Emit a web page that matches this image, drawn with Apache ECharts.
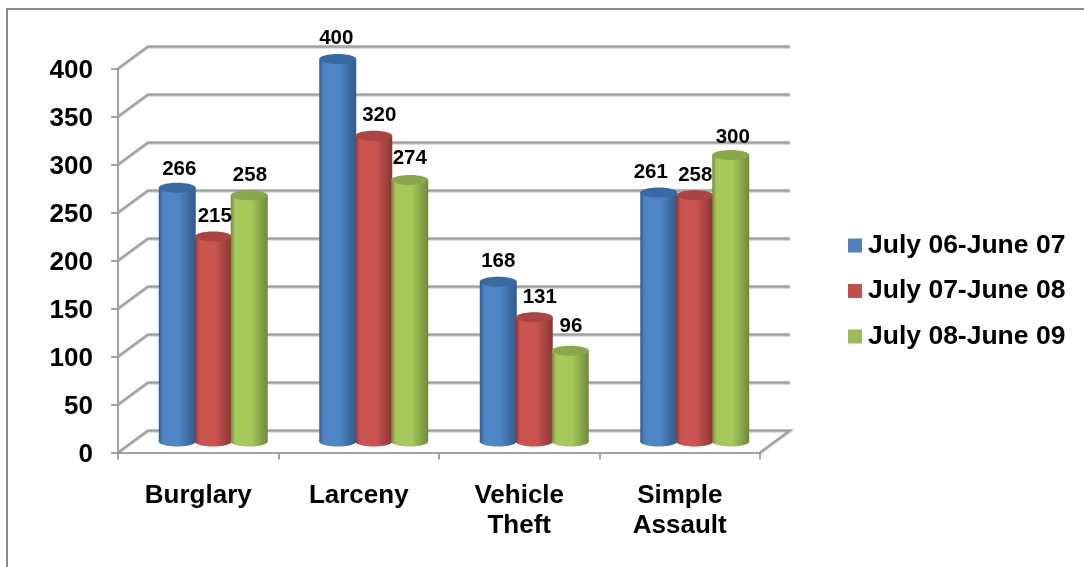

------------------------

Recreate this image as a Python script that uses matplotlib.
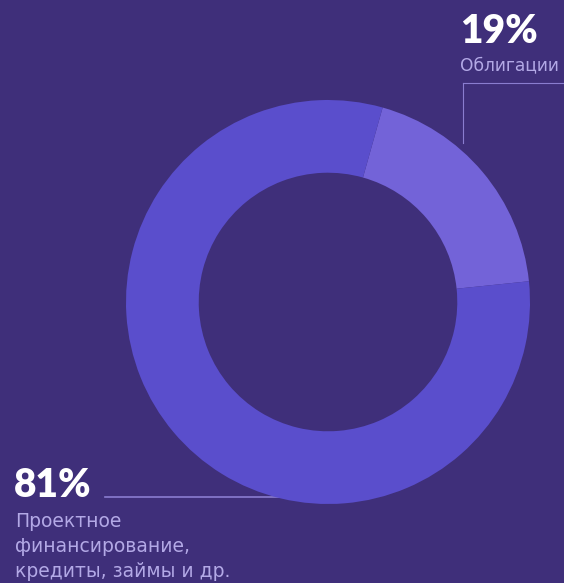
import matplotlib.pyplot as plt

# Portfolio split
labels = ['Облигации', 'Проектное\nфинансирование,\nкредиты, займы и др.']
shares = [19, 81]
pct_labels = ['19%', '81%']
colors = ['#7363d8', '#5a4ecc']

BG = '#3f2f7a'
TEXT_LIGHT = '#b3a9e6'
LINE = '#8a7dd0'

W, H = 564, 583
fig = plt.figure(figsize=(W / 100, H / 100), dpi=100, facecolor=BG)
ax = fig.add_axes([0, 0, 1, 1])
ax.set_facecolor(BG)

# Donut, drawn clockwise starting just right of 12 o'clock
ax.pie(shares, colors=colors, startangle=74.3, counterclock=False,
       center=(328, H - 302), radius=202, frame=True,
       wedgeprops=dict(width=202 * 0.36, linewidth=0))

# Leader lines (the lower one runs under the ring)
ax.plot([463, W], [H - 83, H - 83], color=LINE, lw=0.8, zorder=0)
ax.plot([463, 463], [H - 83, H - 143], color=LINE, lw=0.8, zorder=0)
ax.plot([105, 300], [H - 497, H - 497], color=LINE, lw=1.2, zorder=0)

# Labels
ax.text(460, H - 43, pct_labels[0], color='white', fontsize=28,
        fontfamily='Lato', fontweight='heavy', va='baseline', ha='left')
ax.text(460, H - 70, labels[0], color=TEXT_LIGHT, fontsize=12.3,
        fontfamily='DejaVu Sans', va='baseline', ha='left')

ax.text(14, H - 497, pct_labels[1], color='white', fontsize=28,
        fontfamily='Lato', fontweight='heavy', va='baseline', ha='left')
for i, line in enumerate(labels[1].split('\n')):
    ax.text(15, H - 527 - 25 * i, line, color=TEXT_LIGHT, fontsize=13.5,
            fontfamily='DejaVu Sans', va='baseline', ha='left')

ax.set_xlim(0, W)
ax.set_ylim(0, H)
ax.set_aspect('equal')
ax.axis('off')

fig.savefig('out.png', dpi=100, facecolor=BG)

------------------------

§ Given task:
Reproduce exactly the lines above starting at the line containing "Recreate this image" and ending at the line containing "ax.plot([105, 300], [H", including both, but not the pictures.

§ Task answer:
Recreate this image as a Python script that uses matplotlib.
import matplotlib.pyplot as plt

# Portfolio split
labels = ['Облигации', 'Проектное\nфинансирование,\nкредиты, займы и др.']
shares = [19, 81]
pct_labels = ['19%', '81%']
colors = ['#7363d8', '#5a4ecc']

BG = '#3f2f7a'
TEXT_LIGHT = '#b3a9e6'
LINE = '#8a7dd0'

W, H = 564, 583
fig = plt.figure(figsize=(W / 100, H / 100), dpi=100, facecolor=BG)
ax = fig.add_axes([0, 0, 1, 1])
ax.set_facecolor(BG)

# Donut, drawn clockwise starting just right of 12 o'clock
ax.pie(shares, colors=colors, startangle=74.3, counterclock=False,
       center=(328, H - 302), radius=202, frame=True,
       wedgeprops=dict(width=202 * 0.36, linewidth=0))

# Leader lines (the lower one runs under the ring)
ax.plot([463, W], [H - 83, H - 83], color=LINE, lw=0.8, zorder=0)
ax.plot([463, 463], [H - 83, H - 143], color=LINE, lw=0.8, zorder=0)
ax.plot([105, 300], [H - 497, H - 497], color=LINE, lw=1.2, zorder=0)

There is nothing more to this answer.